Andrew McMaster (born 27 July 1941) is a Scottish songwriter, best known for writing the lyrics and music of hit songs "Airport" and "Forget About You" and co-writing, with Nick Garvey, "Dancing the Night Away"; these reached numbers 4, 13 and 42 respectively in the UK Singles Chart between 1977 and 1978 for their group The Motors. The Motors' single "Tenement Steps" was also written by McMaster, and peaked at number 17 in Holland in August 1980. He also wrote works that were recorded and released by Anita Harris, Alex Harvey, Ducks Deluxe, and James Dewar.

Early life
McMaster was born in Glasgow, Scotland, and raised in the city's Calton area, which is part of Glasgow's East End.

Career

Early career
In May 1968, one of his songs, "Tuppenny Bus Ride", was released by singer and television star Anita Harris. He co-wrote a song, "Broken Hearted Fairytale", with Alex Harvey, which appeared on Harvey's solo album Roman Wall Blues, released in 1969. In 1970, McMaster released a solo single on President Records, titled "I Can't Get Drunk Without You Babe".

Ducks Deluxe
In 1972, he joined pub-rock band Ducks Deluxe as a keyboard player. The rest of the line-up consisted of Sean Tyla on vocals, Martin Belmont on lead guitar, Tim Roper on drums and Nick Garvey on bass. McMaster played on their second album, Taxi to the Terminal Zone, which featured one of his compositions, "Love's Melody", a song later recorded by singer James Dewar on his solo album Stumbledown Romancer.

The Motors
In February 1977, McMaster co-formed The Motors with ex-Ducks Deluxe colleague Nick Garvey. The band's first album, 1, featured the single "Dancing the Night Away", co-written by McMaster and Garvey, which reached number 42 in the UK Singles Chart in September 1977. The Motors' second album, Approved by the Motors, was released the following year; it contained a song that would prove to be the band's biggest hit, "Airport", going to number 4 in the UK Singles Chart in June 1978, and which McMaster wrote "while living under the Heathrow flightpath" according to an interview in the August 2015 issue of Record Collector magazine.
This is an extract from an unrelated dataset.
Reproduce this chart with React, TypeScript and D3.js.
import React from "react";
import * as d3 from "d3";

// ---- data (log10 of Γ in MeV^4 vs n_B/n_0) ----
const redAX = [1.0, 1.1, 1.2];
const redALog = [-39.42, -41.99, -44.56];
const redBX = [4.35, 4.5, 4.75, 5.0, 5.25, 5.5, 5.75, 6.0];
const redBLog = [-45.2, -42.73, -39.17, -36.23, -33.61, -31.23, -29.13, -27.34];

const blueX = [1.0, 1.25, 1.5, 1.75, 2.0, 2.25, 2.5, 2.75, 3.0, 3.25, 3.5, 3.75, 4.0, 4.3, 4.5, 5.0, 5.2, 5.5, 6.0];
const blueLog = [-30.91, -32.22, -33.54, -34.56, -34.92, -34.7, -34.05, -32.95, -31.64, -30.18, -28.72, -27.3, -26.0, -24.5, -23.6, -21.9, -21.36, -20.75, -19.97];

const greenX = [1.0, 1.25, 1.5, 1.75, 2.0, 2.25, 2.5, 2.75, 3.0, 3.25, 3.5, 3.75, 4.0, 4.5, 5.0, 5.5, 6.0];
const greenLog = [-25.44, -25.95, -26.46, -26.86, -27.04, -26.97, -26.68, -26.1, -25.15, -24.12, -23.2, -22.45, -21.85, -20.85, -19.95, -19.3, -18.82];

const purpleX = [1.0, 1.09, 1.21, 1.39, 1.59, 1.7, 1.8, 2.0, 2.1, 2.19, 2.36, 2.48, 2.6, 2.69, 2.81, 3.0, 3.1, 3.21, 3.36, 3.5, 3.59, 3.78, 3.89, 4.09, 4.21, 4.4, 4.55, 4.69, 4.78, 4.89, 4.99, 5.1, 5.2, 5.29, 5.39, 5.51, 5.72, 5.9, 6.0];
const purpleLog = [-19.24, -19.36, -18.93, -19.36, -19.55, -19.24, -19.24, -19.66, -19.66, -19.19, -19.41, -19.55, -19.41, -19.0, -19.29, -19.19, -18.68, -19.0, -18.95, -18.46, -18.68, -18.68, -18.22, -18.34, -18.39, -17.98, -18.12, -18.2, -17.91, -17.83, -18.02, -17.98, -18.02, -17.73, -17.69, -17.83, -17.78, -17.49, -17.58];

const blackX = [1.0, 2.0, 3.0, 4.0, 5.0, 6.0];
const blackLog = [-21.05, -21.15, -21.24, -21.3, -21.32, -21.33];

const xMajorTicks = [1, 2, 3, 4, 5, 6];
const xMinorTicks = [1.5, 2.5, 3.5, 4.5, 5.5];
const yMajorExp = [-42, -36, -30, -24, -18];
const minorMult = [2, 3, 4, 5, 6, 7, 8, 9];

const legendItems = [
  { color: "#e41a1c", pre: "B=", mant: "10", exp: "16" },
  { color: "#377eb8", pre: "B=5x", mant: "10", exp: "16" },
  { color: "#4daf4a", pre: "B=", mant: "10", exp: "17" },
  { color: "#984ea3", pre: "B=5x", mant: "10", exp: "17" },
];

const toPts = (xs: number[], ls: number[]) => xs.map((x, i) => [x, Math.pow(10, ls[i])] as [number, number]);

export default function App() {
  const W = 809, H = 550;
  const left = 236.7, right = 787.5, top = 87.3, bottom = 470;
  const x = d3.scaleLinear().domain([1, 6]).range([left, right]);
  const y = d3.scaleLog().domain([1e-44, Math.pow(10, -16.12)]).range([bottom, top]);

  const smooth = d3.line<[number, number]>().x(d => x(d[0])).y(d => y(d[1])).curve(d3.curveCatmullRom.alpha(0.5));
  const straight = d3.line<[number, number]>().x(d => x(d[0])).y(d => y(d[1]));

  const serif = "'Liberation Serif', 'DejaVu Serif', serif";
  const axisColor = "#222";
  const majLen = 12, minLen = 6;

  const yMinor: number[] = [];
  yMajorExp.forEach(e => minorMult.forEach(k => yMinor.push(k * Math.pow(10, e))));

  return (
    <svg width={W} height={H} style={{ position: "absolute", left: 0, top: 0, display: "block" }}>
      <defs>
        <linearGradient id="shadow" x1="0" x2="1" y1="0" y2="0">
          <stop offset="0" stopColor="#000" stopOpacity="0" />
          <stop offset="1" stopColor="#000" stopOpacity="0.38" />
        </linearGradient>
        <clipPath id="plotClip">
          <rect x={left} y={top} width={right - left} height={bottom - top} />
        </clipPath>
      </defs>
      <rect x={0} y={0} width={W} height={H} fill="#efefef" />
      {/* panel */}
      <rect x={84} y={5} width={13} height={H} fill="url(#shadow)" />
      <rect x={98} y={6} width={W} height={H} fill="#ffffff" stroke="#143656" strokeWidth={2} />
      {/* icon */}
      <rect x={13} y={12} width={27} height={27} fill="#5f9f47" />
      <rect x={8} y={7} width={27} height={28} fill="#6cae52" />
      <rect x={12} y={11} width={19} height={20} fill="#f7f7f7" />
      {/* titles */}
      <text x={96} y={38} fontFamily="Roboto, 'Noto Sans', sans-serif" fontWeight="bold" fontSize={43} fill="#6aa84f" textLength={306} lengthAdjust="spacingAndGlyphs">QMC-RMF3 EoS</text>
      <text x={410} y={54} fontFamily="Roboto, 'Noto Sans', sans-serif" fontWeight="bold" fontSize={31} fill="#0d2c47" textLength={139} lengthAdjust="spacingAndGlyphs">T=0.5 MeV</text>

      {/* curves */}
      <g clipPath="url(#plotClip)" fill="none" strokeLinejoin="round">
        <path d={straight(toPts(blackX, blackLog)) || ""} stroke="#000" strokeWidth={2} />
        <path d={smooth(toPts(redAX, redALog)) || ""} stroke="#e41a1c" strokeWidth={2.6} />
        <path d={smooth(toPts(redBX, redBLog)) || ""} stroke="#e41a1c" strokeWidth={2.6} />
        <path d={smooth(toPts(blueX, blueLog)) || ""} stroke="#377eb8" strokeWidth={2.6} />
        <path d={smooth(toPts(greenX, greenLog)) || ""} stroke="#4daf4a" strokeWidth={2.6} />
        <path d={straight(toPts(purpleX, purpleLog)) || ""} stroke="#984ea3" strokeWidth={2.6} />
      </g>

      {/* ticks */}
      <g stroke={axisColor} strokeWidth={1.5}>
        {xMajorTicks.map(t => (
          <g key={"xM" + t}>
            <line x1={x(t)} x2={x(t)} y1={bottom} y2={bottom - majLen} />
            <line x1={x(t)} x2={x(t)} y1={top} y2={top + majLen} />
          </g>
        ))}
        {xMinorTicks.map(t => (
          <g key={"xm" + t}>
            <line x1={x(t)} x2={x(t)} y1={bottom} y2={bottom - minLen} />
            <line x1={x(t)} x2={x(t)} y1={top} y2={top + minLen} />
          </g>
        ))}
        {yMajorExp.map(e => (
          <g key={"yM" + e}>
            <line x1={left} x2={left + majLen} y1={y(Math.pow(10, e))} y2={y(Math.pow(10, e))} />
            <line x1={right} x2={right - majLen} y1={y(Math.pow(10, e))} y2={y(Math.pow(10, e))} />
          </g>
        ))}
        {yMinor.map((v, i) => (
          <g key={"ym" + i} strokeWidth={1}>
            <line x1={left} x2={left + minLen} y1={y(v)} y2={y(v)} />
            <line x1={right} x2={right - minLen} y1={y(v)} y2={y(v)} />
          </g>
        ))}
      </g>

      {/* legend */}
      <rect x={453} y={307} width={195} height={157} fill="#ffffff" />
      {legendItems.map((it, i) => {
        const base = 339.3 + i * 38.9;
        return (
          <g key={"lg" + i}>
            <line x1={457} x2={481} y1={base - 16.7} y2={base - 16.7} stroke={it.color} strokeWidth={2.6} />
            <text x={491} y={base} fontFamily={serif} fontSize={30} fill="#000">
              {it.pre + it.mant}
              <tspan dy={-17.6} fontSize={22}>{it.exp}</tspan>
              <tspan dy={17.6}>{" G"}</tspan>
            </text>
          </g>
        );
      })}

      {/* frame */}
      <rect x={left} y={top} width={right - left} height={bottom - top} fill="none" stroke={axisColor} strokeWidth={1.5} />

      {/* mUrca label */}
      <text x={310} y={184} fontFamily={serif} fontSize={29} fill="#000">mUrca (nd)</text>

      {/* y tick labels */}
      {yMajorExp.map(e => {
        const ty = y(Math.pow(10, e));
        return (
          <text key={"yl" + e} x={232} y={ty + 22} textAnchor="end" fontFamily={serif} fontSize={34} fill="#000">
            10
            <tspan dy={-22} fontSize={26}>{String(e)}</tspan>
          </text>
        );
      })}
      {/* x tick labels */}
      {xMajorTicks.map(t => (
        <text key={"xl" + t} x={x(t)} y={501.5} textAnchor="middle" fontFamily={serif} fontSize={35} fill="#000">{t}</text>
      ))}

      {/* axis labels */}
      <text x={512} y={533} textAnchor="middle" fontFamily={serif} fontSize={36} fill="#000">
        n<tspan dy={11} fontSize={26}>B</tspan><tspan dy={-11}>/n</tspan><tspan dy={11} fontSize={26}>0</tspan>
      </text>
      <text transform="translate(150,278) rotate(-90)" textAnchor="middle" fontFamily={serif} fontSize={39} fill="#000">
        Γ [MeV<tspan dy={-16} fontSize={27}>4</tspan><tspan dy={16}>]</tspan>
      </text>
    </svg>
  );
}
The second single from the album, "Forget About You", also written by McMaster, reached number 13 in the UK chart, in August 1978.

Solo writing and recording
After The Motors, McMaster wrote and recorded some solo recordings in 1987, but only one song, a single, "No Joy", was released.

James Dewar's solo album Stumbledown Romancer featured four songs written by McMaster, on which he also played "organ, piano and synthesisers": "Love’s Melody" (previously released by Ducks Deluxe), "Goodbye Love", "Bright Lights" and "Lay Down the Night". Although the songs were recorded in 1981, Stumbledown Romancer was not released by Dewar's record label, Chrysalis, until 1998.

McMaster's most recent work includes the singles "Agenda 21" (August 2016), "Catchy" (October 2016), and "Switzerland" (February 2017). In April 2017, McMaster released the album, Agenda 21.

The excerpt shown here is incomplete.